# SUPPLIED DATA
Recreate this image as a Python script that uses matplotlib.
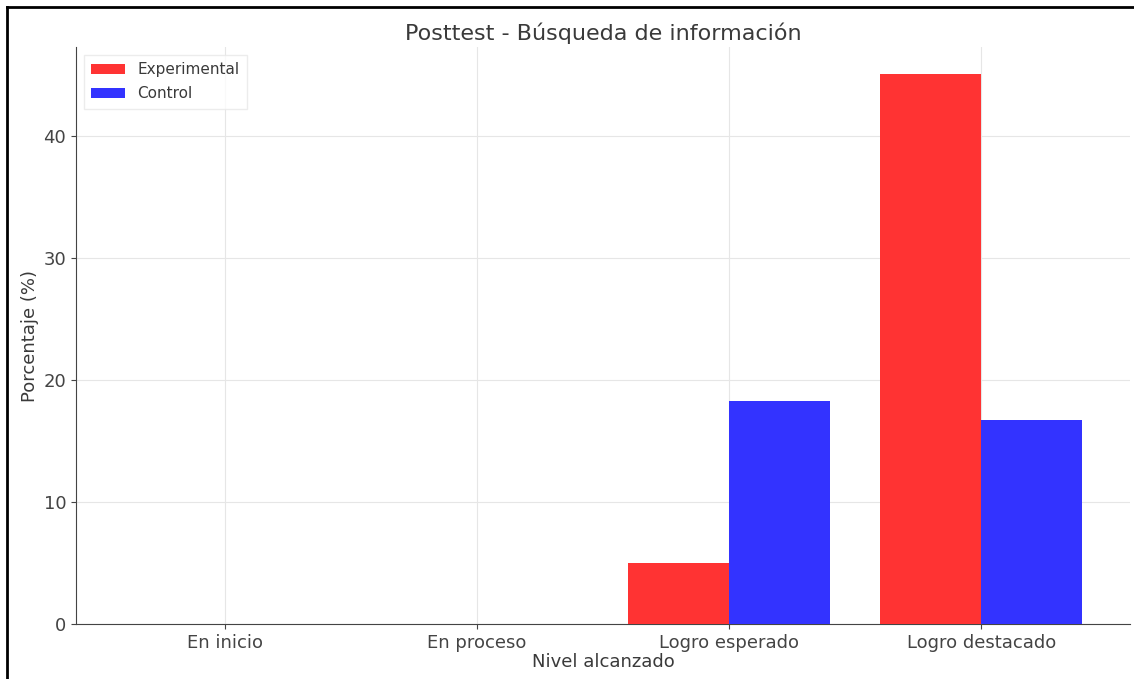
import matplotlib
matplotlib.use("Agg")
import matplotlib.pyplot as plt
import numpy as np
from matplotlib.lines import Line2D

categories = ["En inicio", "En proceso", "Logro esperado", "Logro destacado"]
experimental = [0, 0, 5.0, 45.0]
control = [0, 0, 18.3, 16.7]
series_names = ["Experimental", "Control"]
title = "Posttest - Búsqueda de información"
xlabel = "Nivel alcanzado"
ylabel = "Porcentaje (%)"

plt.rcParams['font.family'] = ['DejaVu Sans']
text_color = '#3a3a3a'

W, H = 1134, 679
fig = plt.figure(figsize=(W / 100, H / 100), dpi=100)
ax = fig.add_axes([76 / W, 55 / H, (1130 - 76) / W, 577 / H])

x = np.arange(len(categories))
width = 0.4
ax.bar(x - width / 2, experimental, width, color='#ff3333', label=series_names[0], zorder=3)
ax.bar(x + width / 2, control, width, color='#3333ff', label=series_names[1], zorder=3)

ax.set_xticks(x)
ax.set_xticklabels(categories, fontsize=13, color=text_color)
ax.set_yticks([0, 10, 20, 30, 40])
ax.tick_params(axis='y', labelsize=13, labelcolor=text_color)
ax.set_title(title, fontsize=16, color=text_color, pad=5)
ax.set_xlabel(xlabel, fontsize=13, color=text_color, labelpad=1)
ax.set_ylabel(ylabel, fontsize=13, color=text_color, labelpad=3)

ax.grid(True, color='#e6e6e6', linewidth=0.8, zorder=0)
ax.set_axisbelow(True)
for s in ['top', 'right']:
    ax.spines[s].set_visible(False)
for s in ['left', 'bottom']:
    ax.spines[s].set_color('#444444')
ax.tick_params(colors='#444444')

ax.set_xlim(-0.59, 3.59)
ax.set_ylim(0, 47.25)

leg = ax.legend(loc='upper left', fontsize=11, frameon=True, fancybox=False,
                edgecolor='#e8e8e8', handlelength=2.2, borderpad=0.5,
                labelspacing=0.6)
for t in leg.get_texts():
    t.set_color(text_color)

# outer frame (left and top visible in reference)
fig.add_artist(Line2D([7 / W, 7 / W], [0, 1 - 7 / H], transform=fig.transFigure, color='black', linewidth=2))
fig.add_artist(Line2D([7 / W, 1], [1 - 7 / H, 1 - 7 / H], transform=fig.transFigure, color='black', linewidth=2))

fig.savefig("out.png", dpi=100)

# INSTRUCTIONS FOR THE TASK
Your copy of the data should match it exactly, except that pictures are left out.

# EXERCISE OUTPUT
Recreate this image as a Python script that uses matplotlib.
import matplotlib
matplotlib.use("Agg")
import matplotlib.pyplot as plt
import numpy as np
from matplotlib.lines import Line2D

categories = ["En inicio", "En proceso", "Logro esperado", "Logro destacado"]
experimental = [0, 0, 5.0, 45.0]
control = [0, 0, 18.3, 16.7]
series_names = ["Experimental", "Control"]
title = "Posttest - Búsqueda de información"
xlabel = "Nivel alcanzado"
ylabel = "Porcentaje (%)"

plt.rcParams['font.family'] = ['DejaVu Sans']
text_color = '#3a3a3a'

W, H = 1134, 679
fig = plt.figure(figsize=(W / 100, H / 100), dpi=100)
ax = fig.add_axes([76 / W, 55 / H, (1130 - 76) / W, 577 / H])

x = np.arange(len(categories))
width = 0.4
ax.bar(x - width / 2, experimental, width, color='#ff3333', label=series_names[0], zorder=3)
ax.bar(x + width / 2, control, width, color='#3333ff', label=series_names[1], zorder=3)

ax.set_xticks(x)
ax.set_xticklabels(categories, fontsize=13, color=text_color)
ax.set_yticks([0, 10, 20, 30, 40])
ax.tick_params(axis='y', labelsize=13, labelcolor=text_color)
ax.set_title(title, fontsize=16, color=text_color, pad=5)
ax.set_xlabel(xlabel, fontsize=13, color=text_color, labelpad=1)
ax.set_ylabel(ylabel, fontsize=13, color=text_color, labelpad=3)

ax.grid(True, color='#e6e6e6', linewidth=0.8, zorder=0)
ax.set_axisbelow(True)
for s in ['top', 'right']:
    ax.spines[s].set_visible(False)
for s in ['left', 'bottom']:
    ax.spines[s].set_color('#444444')
ax.tick_params(colors='#444444')

ax.set_xlim(-0.59, 3.59)
ax.set_ylim(0, 47.25)

leg = ax.legend(loc='upper left', fontsize=11, frameon=True, fancybox=False,
                edgecolor='#e8e8e8', handlelength=2.2, borderpad=0.5,
                labelspacing=0.6)
for t in leg.get_texts():
    t.set_color(text_color)

# outer frame (left and top visible in reference)
fig.add_artist(Line2D([7 / W, 7 / W], [0, 1 - 7 / H], transform=fig.transFigure, color='black', linewidth=2))
fig.add_artist(Line2D([7 / W, 1], [1 - 7 / H, 1 - 7 / H], transform=fig.transFigure, color='black', linewidth=2))

fig.savefig("out.png", dpi=100)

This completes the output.